Following studies in filmmaking at the Art Institute of Chicago, McMullen returned to San Diego to go to UCSD, got married, divorced, and rekindled his relationship with photography at the Casbah, a bar he’d been going to since Tim Mays opened doors in 1989.
“The Casbah was a haven,” McMullen says. “Rock and roll and punk rock and all this stuff I grew up with was therapeutic, and there it was just down the hill from my apartment. So I just started shooting. I didn’t know what the fuck I was doing compared to what I was doing before. I started experimenting with color and flash photography, which was not my forte. I never cared for it, so I had to make a lot of mistakes early on. I started learning on the job.”
Fast-forward and McMullen would eventually become the venue’s resident photographer. He dubbed the Casbah his “living room,” a place where he could climb around freely and refine his technique in rear curtain sync, strap bracing, and dragging the shutter. In the process, McMullen has sliced open his knees and battered his body, torn his jeans, and got in several near-brawls in mosh pits while contorting for the perfect shot.
“One of the shows that really stands out was when the Jesus Lizard played,” McMullen, now 47, recalls. “It was one of the nuttiest pits I had ever been in. Casbah had many, many punk shows where I was just being pummeled and pushed all over the place and I had to push people off me constantly. And I remember that Jesus Lizard show because it reminded me of, like, if you’ve ever been bodysurfing and the wave takes you and rolls you. It was like that. I was just being tumbled around and the crowd was everywhere and the band was everywhere and when I look at the photos there’s all these streaking lights and just crap and then several amazing, crazy shots.”
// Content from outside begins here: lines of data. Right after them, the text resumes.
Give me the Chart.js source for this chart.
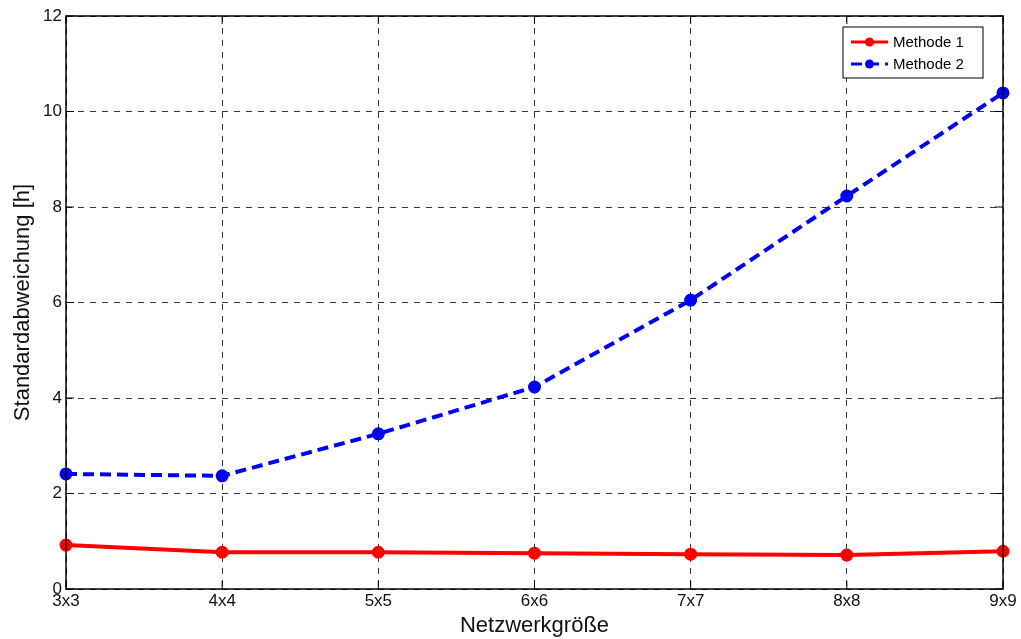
<!DOCTYPE html>
<html>
<head>
<meta charset="utf-8">
<script src="https://cdn.jsdelivr.net/npm/chart.js@4"></script>
<style>
  html, body { margin: 0; padding: 0; background: #fff; }
  #wrap { width: 1021px; height: 639px; }
</style>
</head>
<body>
<div id="wrap"><canvas id="chart"></canvas></div>
<script>
// Netzwerkgrößen (x-Achse)
const sizes = ['3x3', '4x4', '5x5', '6x6', '7x7', '8x8', '9x9'];
// Standardabweichung [h]
const methode1 = [0.92, 0.77, 0.77, 0.75, 0.73, 0.71, 0.79];
const methode2 = [2.41, 2.37, 3.25, 4.23, 6.05, 8.23, 10.39];
const yTicks = [0, 2, 4, 6, 8, 10, 12];

// Rahmen um die Zeichenfläche plus kleine Tickmarken nach innen
const boxPlugin = {
    id: 'box',
    afterDraw(chart) {
        const { ctx, chartArea: a, scales } = chart;
        ctx.save();
        ctx.strokeStyle = '#000';
        ctx.lineWidth = 1.5;
        ctx.strokeRect(a.left, a.top, a.right - a.left, a.bottom - a.top);
        ctx.lineWidth = 1;
        yTicks.forEach(v => {
            const y = scales.y.getPixelForValue(v);
            ctx.beginPath();
            ctx.moveTo(a.left, y); ctx.lineTo(a.left + 8, y);
            ctx.moveTo(a.right, y); ctx.lineTo(a.right - 8, y);
            ctx.stroke();
        });
        sizes.forEach((s, i) => {
            const x = scales.x.getPixelForValue(i);
            ctx.beginPath();
            ctx.moveTo(x, a.bottom); ctx.lineTo(x, a.bottom - 8);
            ctx.moveTo(x, a.top); ctx.lineTo(x, a.top + 8);
            ctx.stroke();
        });
        ctx.restore();
    }
};

// Legende im MATLAB-Stil (Linie mit Marker)
const legendPlugin = {
    id: 'matlabLegend',
    afterDraw(chart) {
        const { ctx, chartArea: a } = chart;
        const w = 140, h = 51;
        const x0 = a.right - 160, y0 = a.top + 11;
        ctx.save();
        ctx.fillStyle = '#fff';
        ctx.fillRect(x0, y0, w, h);
        ctx.strokeStyle = '#000';
        ctx.lineWidth = 1;
        ctx.strokeRect(x0, y0, w, h);
        ctx.font = '15px "Liberation Sans", Arial, sans-serif';
        ctx.textBaseline = 'middle';
        chart.data.datasets.forEach((ds, i) => {
            const y = y0 + 15 + i * 22;
            ctx.strokeStyle = ds.borderColor;
            ctx.lineWidth = 3;
            ctx.setLineDash(ds.borderDash || []);
            ctx.beginPath();
            ctx.moveTo(x0 + 8, y); ctx.lineTo(x0 + 45, y);
            ctx.stroke();
            ctx.setLineDash([]);
            ctx.fillStyle = ds.borderColor;
            ctx.beginPath();
            ctx.arc(x0 + 26.5, y, 4.5, 0, Math.PI * 2);
            ctx.fill();
            ctx.fillStyle = '#000';
            ctx.fillText(ds.label, x0 + 50, y + 1);
        });
        ctx.restore();
    }
};

const ctx = document.getElementById('chart').getContext('2d');
new Chart(ctx, {
    type: 'line',
    data: {
        labels: sizes,
        datasets: [{
            label: 'Methode 1',
            data: methode1,
            borderColor: '#ff0000',
            backgroundColor: '#ff0000',
            borderWidth: 4,
            pointRadius: 4.5,
            pointHoverRadius: 4.5,
            clip: false
        }, {
            label: 'Methode 2',
            data: methode2,
            borderColor: '#0000ff',
            backgroundColor: '#0000ff',
            borderWidth: 4,
            borderDash: [11, 6],
            pointRadius: 4.5,
            pointHoverRadius: 4.5,
            clip: false
        }]
    },
    options: {
        responsive: true,
        maintainAspectRatio: false,
        animation: false,
        layout: { padding: { top: 16, right: 18, left: 0, bottom: 0 } },
        plugins: {
            legend: { display: false },
            tooltip: { enabled: false }
        },
        scales: {
            x: {
                offset: false,
                grid: { color: '#333', drawTicks: false, lineWidth: 1 },
                border: { display: false, dash: [6, 6] },
                ticks: { color: '#111', font: { family: '"Liberation Sans", Arial', size: 17 }, padding: 2, maxRotation: 0 },
                title: { display: true, text: 'Netzwerkgröße', color: '#111', font: { family: '"Liberation Sans", Arial', size: 22 }, padding: { top: 3, bottom: 0 } },
                afterFit(scale) { scale.height = 50; }
            },
            y: {
                min: 0,
                max: 12,
                grid: { color: '#333', drawTicks: false, lineWidth: 1 },
                border: { display: false, dash: [6, 6] },
                ticks: { stepSize: 2, color: '#111', font: { family: '"Liberation Sans", Arial', size: 17 }, padding: 4 },
                title: { display: true, text: 'Standardabweichung [h]', color: '#111', font: { family: '"Liberation Sans", Arial', size: 22 }, padding: { top: 10, bottom: 0 } },
                afterFit(scale) { scale.width = 66; }
            }
        }
    },
    plugins: [boxPlugin, legendPlugin]
});
</script>
</body>
</html>
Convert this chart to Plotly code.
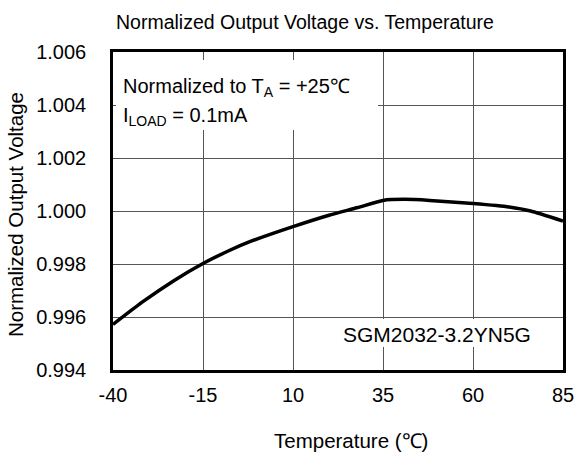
import plotly.graph_objects as go

# Data
temperature_c = [-40, -32, -23, -15, -8, -2, 10, 20, 28, 35, 41, 48, 60, 70, 76, 85]
normalized_vout = [0.99572, 0.99655, 0.99738, 0.99802, 0.99849, 0.99884, 0.99941,
                   0.99984, 1.00013, 1.00040, 1.00044, 1.00040, 1.00028, 1.00015,
                   1.00000, 0.99962]
x_ticks = [-40, -15, 10, 35, 60, 85]
x_tick_labels = ["-40", "-15", "10", "35", "60", "85"]
y_ticks = [0.994, 0.996, 0.998, 1.000, 1.002, 1.004, 1.006]
y_tick_labels = ["0.994", "0.996", "0.998", "1.000", "1.002", "1.004", "1.006"]

FONT = "Liberation Sans, Arial, sans-serif"

fig = go.Figure()
fig.add_trace(go.Scatter(
    x=temperature_c, y=normalized_vout, mode="lines",
    line=dict(color="black", width=3.5, shape="spline", smoothing=0.5),
    hoverinfo="skip", showlegend=False,
))

W, H = 576, 455
L, R, T, B = 113, 13, 52, 85
pw, ph = W - L - R, H - T - B

def px(x):
    return (x - L) / pw

def py(y):
    return (H - B - y) / ph

axis_common = dict(
    showgrid=True, gridcolor="#555555", gridwidth=1,
    showline=True, linecolor="black", linewidth=2.5, mirror=True,
    zeroline=False, ticks="",
    tickfont=dict(family=FONT, size=20, color="black"),
)

fig.update_layout(
    width=W, height=H,
    margin=dict(l=L, r=R, t=T, b=B, autoexpand=False),
    paper_bgcolor="white", plot_bgcolor="white",
    xaxis=dict(range=[-40, 85], tickvals=x_ticks, ticktext=x_tick_labels,
               ticklabelstandoff=5, **axis_common),
    yaxis=dict(range=[0.994, 1.006], tickvals=y_ticks, ticktext=y_tick_labels,
               ticklabelstandoff=20, **axis_common),
    shapes=[
        dict(type="rect", xref="paper", yref="paper",
             x0=px(116), x1=px(378), y0=py(130), y1=py(60),
             fillcolor="white", line=dict(width=0), layer="above"),
        dict(type="rect", xref="paper", yref="paper",
             x0=px(338), x1=px(533), y0=py(347), y1=py(319),
             fillcolor="white", line=dict(width=0), layer="above"),
    ],
    annotations=[
        dict(text="Normalized Output Voltage vs. Temperature", xref="paper", yref="paper",
             x=px(305), y=py(22), xanchor="center", yanchor="middle", showarrow=False,
             font=dict(family=FONT, size=19.5, color="black")),
        dict(text="Temperature (℃)", xref="paper", yref="paper",
             x=px(351), y=py(440), xanchor="center", yanchor="middle", showarrow=False,
             font=dict(family=FONT, size=20.5, color="black")),
        dict(text="Normalized Output Voltage", xref="paper", yref="paper",
             x=px(15), y=py(215), xanchor="center", yanchor="middle", showarrow=False,
             textangle=-90, font=dict(family=FONT, size=20.5, color="black")),
        dict(text="Normalized to T<sub>A</sub> = +25℃", xref="paper", yref="paper",
             x=px(121), y=py(87), xanchor="left", yanchor="middle", showarrow=False,
             font=dict(family=FONT, size=20, color="black")),
        dict(text="I<sub>LOAD</sub> = 0.1mA", xref="paper", yref="paper",
             x=px(121), y=py(117), xanchor="left", yanchor="middle", showarrow=False,
             font=dict(family=FONT, size=20, color="black")),
        dict(text="SGM2032-3.2YN5G", xref="paper", yref="paper",
             x=px(437), y=py(334), xanchor="center", yanchor="middle", showarrow=False,
             font=dict(family=FONT, size=21, color="black")),
    ],
)

fig.write_html(
    "out.html",
    config={"displayModeBar": False},
    post_script="document.body.style.margin='0';document.body.style.overflow='hidden';",
)
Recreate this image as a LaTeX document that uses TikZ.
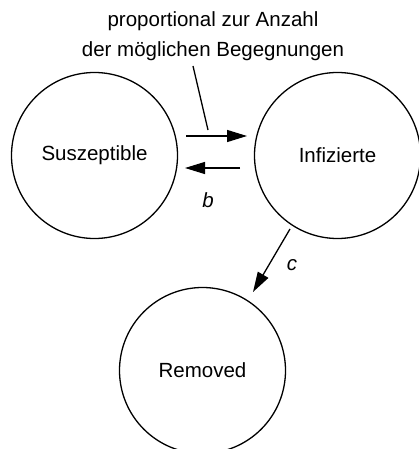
\documentclass[tikz,border=0pt]{standalone}
\usepackage{fontspec}
\setmainfont{Liberation Sans}
\usetikzlibrary{arrows.meta}
\begin{document}
\begin{tikzpicture}[x=1pt,y=-1pt,
  state/.style={draw,line width=1.3pt,circle,minimum size=166pt,inner sep=0pt,font=\fontsize{20.5}{24}\selectfont},
  lbl/.style={font=\fontsize{20.5}{24}\selectfont\itshape},
  txt/.style={font=\fontsize{20.5}{24}\selectfont,align=center},
  arr/.style={line width=1.3pt,-{Triangle[length=20pt,width=12pt]}},
  thin/.style={line width=1.3pt}]
\useasboundingbox (0,0) rectangle (418,449);
\node[state] (S) at (94.5,155.5) {Suszeptible};
\node[state] (I) at (337.5,155.5) {Infizierte};
\node[state] (R) at (202.5,370.5) {Removed};
\node[txt] (t1) at (213,21) {proportional zur Anzahl};
\node[txt] (t2) at (213,51) {der möglichen Begegnungen};
\coordinate (a1s) at (186,136);
\coordinate (a1e) at (247,136);
\coordinate (a2s) at (240,168);
\coordinate (a2e) at (185,168);
\draw[arr] (a1s) -- (a1e);
\draw[arr] (a2s) -- (a2e);
\coordinate (p1) at (193,66);
\coordinate (p2) at (208,130);
\draw[thin] (p1) -- (p2);
\node[lbl] (b) at (208,200) {b};
\coordinate (c1) at (290,229);
\coordinate (c2) at (253,292);
\draw[arr] (c1) -- (c2);
\node[lbl] (c) at (292,265) {c};
\end{tikzpicture}
\end{document}
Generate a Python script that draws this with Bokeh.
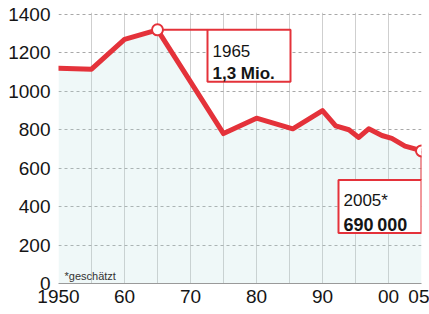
from bokeh.plotting import figure
from bokeh.models import ColumnDataSource, FixedTicker, Range1d
from bokeh.core.properties import value
from bokeh.embed import file_html
from bokeh.resources import INLINE

# ---- data ----
years = [1950, 1955, 1960, 1965, 1975, 1980, 1985.5, 1990, 1992, 1994, 1995.5,
         1997, 1999, 2000.5, 2002.5, 2004, 2005]
values = [1120, 1115, 1270, 1320, 780, 860, 805, 900, 820, 800, 760,
          805, 770, 755, 715, 700, 690]
x_tick_vals = [1950, 1960, 1970, 1980, 1990, 2000, 2005]
x_tick_labels = ["1950", "60", "70", "80", "90", "00", "05"]
y_tick_vals = [0, 200, 400, 600, 800, 1000, 1200, 1400]
peak_year, peak_value = 1965, 1320
last_year, last_value = 2005, 690
peak_text = ["1965", "1,3 Mio."]
last_text = ["2005*", "690\u2009000"]
footnote = "*geschätzt"

# ---- layout ----
W, H = 429, 314
BL, BR, BT, BB = 58, 8, 12, 31
X0, X1 = 1950, 2005
Y0, Y1 = 0, 1410
fw, fh = W - BL - BR, H - BT - BB
pxx = fw / (X1 - X0)
pxy = fh / (Y1 - Y0)

RED = "#e4323a"
FONT = "Liberation Sans"

p = figure(width=W, height=H, output_backend="svg", toolbar_location=None,
           x_range=Range1d(X0, X1), y_range=Range1d(Y0, Y1),
           min_border_left=BL, min_border_right=BR, min_border_top=BT,
           min_border_bottom=BB)
p.outline_line_color = None
p.background_fill_color = "white"

# grids
p.xgrid.ticker = FixedTicker(ticks=list(range(1950, 2006, 5)))
p.xgrid.grid_line_color = "#cfcfcf"
p.xgrid.grid_line_width = 1
p.ygrid.ticker = FixedTicker(ticks=y_tick_vals[1:])
p.ygrid.grid_line_color = "#a8a8a8"
p.ygrid.grid_line_dash = "3 3"

# axes
p.xaxis.ticker = FixedTicker(ticks=x_tick_vals)
p.xaxis.major_label_overrides = {v: l for v, l in zip(x_tick_vals, x_tick_labels)}
p.yaxis.ticker = FixedTicker(ticks=y_tick_vals)
for ax in (p.xaxis, p.yaxis):
    ax.major_label_text_font = FONT
    ax.major_label_text_font_size = "19px"
    ax.major_label_text_color = "#151515"
    ax.minor_tick_line_color = None
    ax.major_tick_line_color = None
    ax.major_tick_out = 0
    ax.major_tick_in = 0
p.xaxis.axis_line_color = "#9a9a9a"
p.xaxis.major_label_standoff = 6
p.yaxis.axis_line_color = None
p.yaxis.major_label_standoff = 8

src = ColumnDataSource(dict(x=years, y=values, y0=[0] * len(values)))
p.varea(x="x", y1="y0", y2="y", source=src, fill_color="#b8e0e0", fill_alpha=0.22)
p.line(x="x", y="y", source=src, line_color=RED, line_width=5,
       line_join="round", line_cap="round")

# annotation boxes (pixel offsets converted to data units)
b1_l = peak_year + 50 / pxx
b1_r = peak_year + 133 / pxx
b1_t = peak_value
b1_b = peak_value - 52 / pxy
p.segment(x0=[peak_year], y0=[peak_value], x1=[b1_l], y1=[peak_value],
          line_color=RED, line_width=2)
p.quad(left=[b1_l], right=[b1_r], top=[b1_t], bottom=[b1_b],
       fill_color="white", line_color=RED, line_width=2)

b2_r = last_year
b2_l = last_year - 83 / pxx
b2_t = last_value - 29 / pxy
b2_b = last_value - 82 / pxy
p.segment(x0=[last_year], y0=[last_value], x1=[last_year], y1=[b2_t],
          line_color=RED, line_width=2)
p.quad(left=[b2_l], right=[b2_r], top=[b2_t], bottom=[b2_b],
       fill_color="white", line_color=RED, line_width=2)

# markers
p.scatter(x=[peak_year, last_year], y=[peak_value, last_value], size=11,
          marker="circle", fill_color="white", line_color=RED, line_width=2)

# annotation texts
p.text(x=[peak_year], y=[peak_value], text=[peak_text[0]], x_offset=55, y_offset=21,
       text_font=value(FONT), text_font_size="17px", text_color="#151515",
       text_baseline="alphabetic")
p.text(x=[peak_year], y=[peak_value], text=[peak_text[1]], x_offset=55, y_offset=44,
       text_font=value(FONT), text_font_size="17px", text_font_style="bold",
       text_color="#151515", text_baseline="alphabetic")
p.text(x=[last_year], y=[last_value], text=[last_text[0]], x_offset=-78, y_offset=50,
       text_font=value(FONT), text_font_size="17px", text_color="#151515",
       text_baseline="alphabetic")
p.text(x=[last_year], y=[last_value], text=[last_text[1]], x_offset=-78, y_offset=74,
       text_font=value(FONT), text_font_size="18px", text_font_style="bold",
       text_color="#151515", text_baseline="alphabetic")

# footnote
p.text(x=[X0], y=[Y0], text=[footnote], x_offset=6, y_offset=-8,
       text_font=value(FONT), text_font_size="11px",
       text_color="#333333", text_baseline="alphabetic")

open("out.html", "w").write(file_html(p, INLINE))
One of the images, a slight double exposure taken upside down in the mosh pit, is among many chosen from McMullen’s 14 years photographing the venue for his new 100-page photo book, Ether: Images from the Casbah.
“I feel like something is being transmitted when I shoot these shows,” he says of the title. “I’m nursing light through the lens and it’s very difficult to do in low light. It’s very difficult to do fast with things in focus, so when I get something, I feel like I grabbed the spirit of the show through this film, this ether that’s produced inside the club. There’s a feeling when a show is happening, this thing that’s conjured up by the performance and people enjoying the performance, and to me that’s the ether.”
McMullen adds, “I don’t think anything I’ve done is unique to photography, but I do think my technique is unique to the Casbah,” he says. “It can’t be replicated anywhere else.”
Ether is being offered as a signed and numbered limited edition series at chronoscopepictures.com.